With the US economy at the brink of a recession, technology services firm Infosys Technologies Ltd’s annual guidance is all the more important. In fiscal 2002, the last time the US went into recession, Infosys’ growth targets were way below analyst expectations and all IT stocks had corrected sharply.
But this time around, IT stocks have already underperformed the market by about 40% in the past year, so expectations at least are running a little low. The Street seems to be expecting Infosys to set a 20% revenue growth target in dollar terms and a 15-17% earnings growth target in rupee terms. Anything below this could lead to a further correction in IT stocks, but again, the fall is likely to be limited given the underperformance in the past.
At the same time, the chance of the company springing a positive surprise and a subsequent rally in IT stocks is also dim. Most Indian IT vendors have started sounding cautious about the near-term outlook, a marked shift from the stance taken about three months ago. In any case, Infosys tends to be conservative with its guidance, and it’s highly unlikely it will stick its neck out, given the uncertainty in the US market.
Its December quarter results suggested that the slowdown in the US is already affecting volume growth, with year-on-year growth being the lowest since the nadir in fiscal year 2002. The company enjoyed a 5-6% increase in average price realization in fiscal 2008, but pricing assumptions are likely to be conservative for this fiscal year.
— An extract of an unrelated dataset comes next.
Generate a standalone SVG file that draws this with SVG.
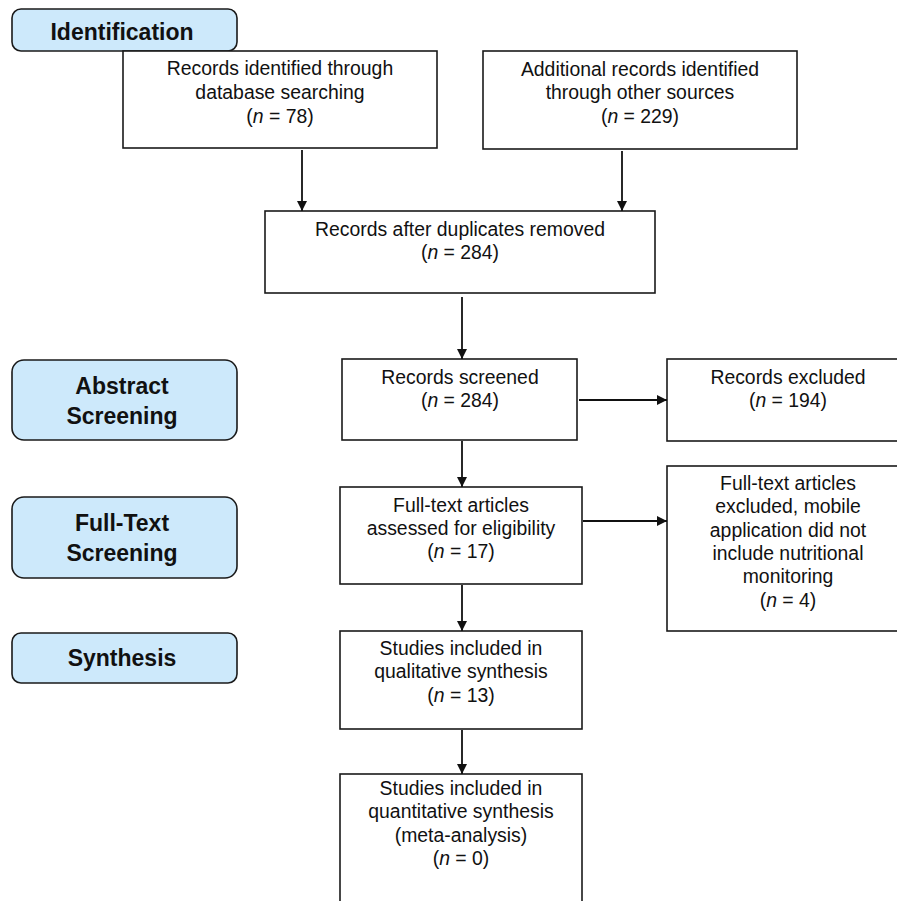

After all, the last time the US went into recession, billing rates had fallen sharply.
In fact, one should take Infosys’ rupee guidance with a pinch of salt, since it will be based on the March quarter-end rate of Rs40. Most brokerages expect the local currency to appreciate to about Rs36-38 during fiscal 2009, which started on 1 April, and that could put pressure on the company’s management to achieve its guidance, assuming all other factors remain the same.
Also note that despite its underperformance, Infosys still enjoys a stock price that is 18 times its trailing earnings per share. Even if the company targets an 18% growth in rupee-based earnings per share, which is higher than Street expectations, that’s nothing to get excited about.
Money supply growth falls sharply
With the inflation rate at 7.4%, the chorus of voices asking for a tightening of monetary policy has become louder in the past few weeks.
The Reserve Bank of India (RBI) has so far responded with open-market operations aimed at sucking out liquidity. But the data on money supply show that RBI has already been in a tightening mode for the last couple of months. Year-on-year growth in total money supply, or M3, has come down from as high as 23.8% in mid-January to 20.7% at the end of March. In mid-January, the rate of growth of money supply was well above the rate in the year-ago period. At the end of March, however, money supply growth closed the fiscal year below FY07’s growth of 21.3%.
But the growth in FY08, at 20.7%, was much higher than the Central Statistical Organisation’s advance estimates for gross domestic product (GDP) growth at current prices, which was 13%. In FY07, money supply growth was 21.3% against GDP growth of 15.7% at current prices.
Even if we increase the GDP growth estimate in FY08 to reflect the spurt in inflation in recent weeks, there’s still a big gap between GDP growth at current prices and the rate of growth of money supply, and the excess liquidity spills over into inflation, either in goods and services or in asset prices. That’s the reason why monetary policy will have to tighten further.